For instance, they encourage more people to complete online forms and self-service workflows – almost 70% more, to be exact. They also reduce cart abandonment rates by approximately 10%. 

In fact, ecommerce customers are twice as likely to go through with a purchase online when a digital human places items in their cart for checkout.

Again, the reason why it works is simple. Digital humans replicate that care, knowledge and attention that in-store product geniuses have. They open a dialog, they don’t just spout a marketing monolog.

And they do so online – a place in which it's been notoriously difficult to offer an in-person customer experience – 24/7 and in a huge range of languages.

See how Deutsche Telekom does it in the video below:

AI can take you beyond acquisitions 

There's a well-worn adage in sales that it costs five times more to create a new customer than it does to retain an existing one. Some studies claim the cost can be 25 times as much

It's worth remembering, particularly as recent research shows that marketing budgets have dropped back to almost pre-Covid numbers after hitting a 15-year high during the pandemic. 

If you too are working with smaller budgets that last year, you'll want to nurture and retain customers as best you can.

Existing customers trust your brand, and that means they're usually more willing to buy your new products and spend a little extra when doing so. That makes them an important piece in the conversions puzzle. 

So let's talk upsells, cross-sells and renewals. One of the kets is knowing your customers. What are their needs and desires?

The deep-marketing answer would involve cross-platform data mining, CRM scraping, social media data harvesting, and a six month project to set up a reporting and execution strategy.

Or you can just ask people what they want, and give recommendations in real time. Which is how AI-powered conversation works.

The best customer service reps understand their customers by speaking to them, building a rapport that strengthens brand relationships and loyalty. It's these connections – the human touch – that many people believe has been lost from most online shopping experience today, according to PwC

And customers are right. eCommerce has been able to offer nothing resembling that in-person experience. Until we entered the age of AI.

Here’s how digital humans help brand interactions online feel more personable – more human. 

A dedicated digital human product genius can be trained to educate users on product features, current trends and a variety of other topics to help them make more informed purchasing decisions. 

With open and free-flowing conversation, they can learn about what the customer needs and steer them towards complementary items that may also appeal to them. Say your customer is buying a new TV that'll require a certain type of wall mount. The AI can ask questions around mounting and suggest the right product for that situation.

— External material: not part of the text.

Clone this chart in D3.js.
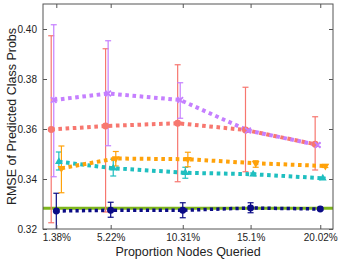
<!DOCTYPE html>
<html>
<head>
<meta charset="utf-8">
<script src="https://cdn.jsdelivr.net/npm/d3@7"></script>
<style>
  body { margin: 0; background: #fff; }
  text { font-family: "Liberation Sans", Arial, sans-serif; fill: #222; }
</style>
</head>
<body>
<svg id="chart" width="341" height="262"></svg>
<script>
// proportion of nodes queried (%)
const queried = [1.38, 5.22, 10.31, 15.1, 20.02];
const tickLabels = ["1.38%", "5.22%", "10.31%", "15.1%", "20.02%"];
const yTicks = [0.32, 0.34, 0.36, 0.38, 0.40];

// mean RMSE and error-bar extents per method
const redMean = [0.3598, 0.3612, 0.3623, 0.3596, 0.3539];
const redLo   = [0.3225, 0.3268, 0.3389, 0.3429, 0.3436];
const redHi   = [0.3973, 0.3921, 0.3857, 0.3767, 0.3649];

const purpleMean = [0.3716, 0.3742, 0.3716, 0.3594, 0.3536];
const purpleLo   = [0.3409, 0.3533, 0.3643, 0.3587, 0.3530];
const purpleHi   = [0.4017, 0.3953, 0.3785, 0.3601, 0.3542];

const orangeMean = [0.3443, 0.3482, 0.3479, 0.3463, 0.3452];
const orangeLo   = [0.3345, 0.3452, 0.3449, 0.3447, 0.3446];
const orangeHi   = [0.3532, 0.3510, 0.3507, 0.3473, 0.3458];

const cyanMean = [0.3469, 0.3443, 0.3425, 0.3419, 0.3403];
const cyanLo   = [0.3436, 0.3412, 0.3403, 0.3414, 0.3399];
const cyanHi   = [0.3508, 0.3479, 0.3447, 0.3424, 0.3407];

const navyMean = [0.3272, 0.3275, 0.3275, 0.3284, 0.3280];
const navyLo   = [0.3198, 0.3247, 0.3245, 0.3265, 0.3275];
const navyHi   = [0.3343, 0.3307, 0.3305, 0.3305, 0.3285];

const baseline = 0.3283;

const series = [
  { mean: redMean, lo: redLo, hi: redHi, color: "#f7776f", marker: "circle", off: -0.36, w: 4 },
  { mean: purpleMean, lo: purpleLo, hi: purpleHi, color: "#c57fff", marker: "cross", off: -0.18, w: 4 },
  { mean: navyMean, lo: navyLo, hi: navyHi, color: "#0b0b86", marker: "circle", off: 0, w: 3.5 },
  { mean: cyanMean, lo: cyanLo, hi: cyanHi, color: "#1fbfc0", marker: "triUp", off: 0.18, w: 4 },
  { mean: orangeMean, lo: orangeLo, hi: orangeHi, color: "#ffa20a", marker: "triDown", off: 0.36, w: 4 }
];

const svg = d3.select("#chart");
const m = { left: 43, right: 8, top: 4, bottom: 33 };
const W = 341, H = 262;

const x = d3.scaleLinear().domain([0.44, 20.92]).range([m.left, W - m.right]);
const y = d3.scaleLinear().domain([0.32, 0.41]).range([H - m.bottom, m.top]);

svg.append("defs").append("clipPath").attr("id", "clip")
  .append("rect")
  .attr("x", m.left).attr("y", m.top)
  .attr("width", W - m.left - m.right).attr("height", H - m.top - m.bottom);

const plot = svg.append("g").attr("clip-path", "url(#clip)");

// baseline
plot.append("line")
  .attr("x1", m.left).attr("x2", W - m.right)
  .attr("y1", y(baseline)).attr("y2", y(baseline))
  .attr("stroke", "#7db51c").attr("stroke-width", 3.2);

// error bars
series.forEach(s => {
  const g = plot.append("g").attr("stroke", s.color).attr("stroke-width", 1.2).attr("fill", "none");
  queried.forEach((q, i) => {
    const cx = x(q + s.off);
    g.append("line").attr("x1", cx).attr("x2", cx).attr("y1", y(s.lo[i])).attr("y2", y(s.hi[i]));
    [s.lo[i], s.hi[i]].forEach(v => {
      g.append("line").attr("x1", cx - 3).attr("x2", cx + 3).attr("y1", y(v)).attr("y2", y(v));
    });
  });
});

// dotted lines
const line = d3.line();
series.forEach(s => {
  plot.append("path")
    .attr("d", line(queried.map((q, i) => [x(q + s.off), y(s.mean[i])])))
    .attr("fill", "none")
    .attr("stroke", s.color)
    .attr("stroke-width", s.w)
    .attr("stroke-dasharray", s.w === 4 ? "3.6,3.6" : "3.2,3.2");
});

// markers
const symbols = {
  circle: d3.symbol().type(d3.symbolCircle).size(38),
  cross: d3.symbol().type(d3.symbolX).size(22),
  triUp: d3.symbol().type(d3.symbolTriangle).size(26),
  triDown: d3.symbol().type(d3.symbolTriangle).size(26)
};
series.forEach(s => {
  queried.forEach((q, i) => {
    const p = plot.append("path")
      .attr("d", symbols[s.marker]())
      .attr("transform", `translate(${x(q + s.off)},${y(s.mean[i])})` + (s.marker === "triDown" ? " rotate(180)" : ""));
    if (s.marker === "cross") p.attr("fill", "none").attr("stroke", s.color).attr("stroke-width", 1.8);
    else p.attr("fill", s.color);
  });
});

// frame
svg.append("rect")
  .attr("x", m.left).attr("y", m.top)
  .attr("width", W - m.left - m.right).attr("height", H - m.top - m.bottom)
  .attr("fill", "none").attr("stroke", "#555").attr("stroke-width", 1);

// axes with inward ticks
const axBottom = svg.append("g").attr("transform", `translate(0,${H - m.bottom})`)
  .call(d3.axisBottom(x).tickValues(queried).tickFormat((d, i) => tickLabels[i]).tickSizeInner(-4).tickSizeOuter(0).tickPadding(5));
const axTop = svg.append("g").attr("transform", `translate(0,${m.top})`)
  .call(d3.axisTop(x).tickValues(queried).tickFormat("").tickSizeInner(-4).tickSizeOuter(0));
const axLeft = svg.append("g").attr("transform", `translate(${m.left},0)`)
  .call(d3.axisLeft(y).tickValues(yTicks).tickFormat(d3.format(".2f")).tickSizeInner(-4).tickSizeOuter(0).tickPadding(6));
const axRight = svg.append("g").attr("transform", `translate(${W - m.right},0)`)
  .call(d3.axisRight(y).tickValues(yTicks).tickFormat("").tickSizeInner(-4).tickSizeOuter(0));

[axBottom, axTop, axLeft, axRight].forEach(a => {
  a.select(".domain").remove();
  a.selectAll(".tick line").attr("stroke", "#555");
  a.selectAll("text").style("font-size", "10px").attr("fill", "#222");
});

svg.append("text")
  .attr("x", (m.left + W - m.right) / 2).attr("y", 256)
  .attr("text-anchor", "middle").style("font-size", "12.5px")
  .text("Proportion Nodes Queried");

svg.append("text")
  .attr("transform", `translate(16,${(m.top + H - m.bottom) / 2}) rotate(-90)`)
  .attr("text-anchor", "middle").style("font-size", "12.5px")
  .text("RMSE of Predicted Class Probs");
</script>
</body>
</html>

Our digital humans have helped tangibly improve upsells, cross-sells and renewals, as well as increased the average size of ecommerce transactions.

That’s the power of giving people confidence in they’re purchases – confident that they’re making the right decision. And confident customers come back again and again.

Let’s create dialog, not monolog

Much of what we've talked about above involves using LLMs to power these more natural, open customer conversations.

In fact, 2023 could be described as the Year of ChatGPT for marketers. The past few months have brought a large leap forward in how marketers use AI – and how receptive the general population are to it too.

And let’s be honest: for many marketers, they need something to help them convert more. It’s not an easy year; LLMs have come at the right time.

But if there’s one mistake in using AI, it’s only using it for the functional stuff – the number crunching. Marketers should use it to make people feel something again!

Our advice: the next time you’re considering what could improve your web conversions, think about if you’re opening a dialog with customers, or just another monolog.

If you’re stuck giving monologs, it might be time to unleash the capabilities of digital humans.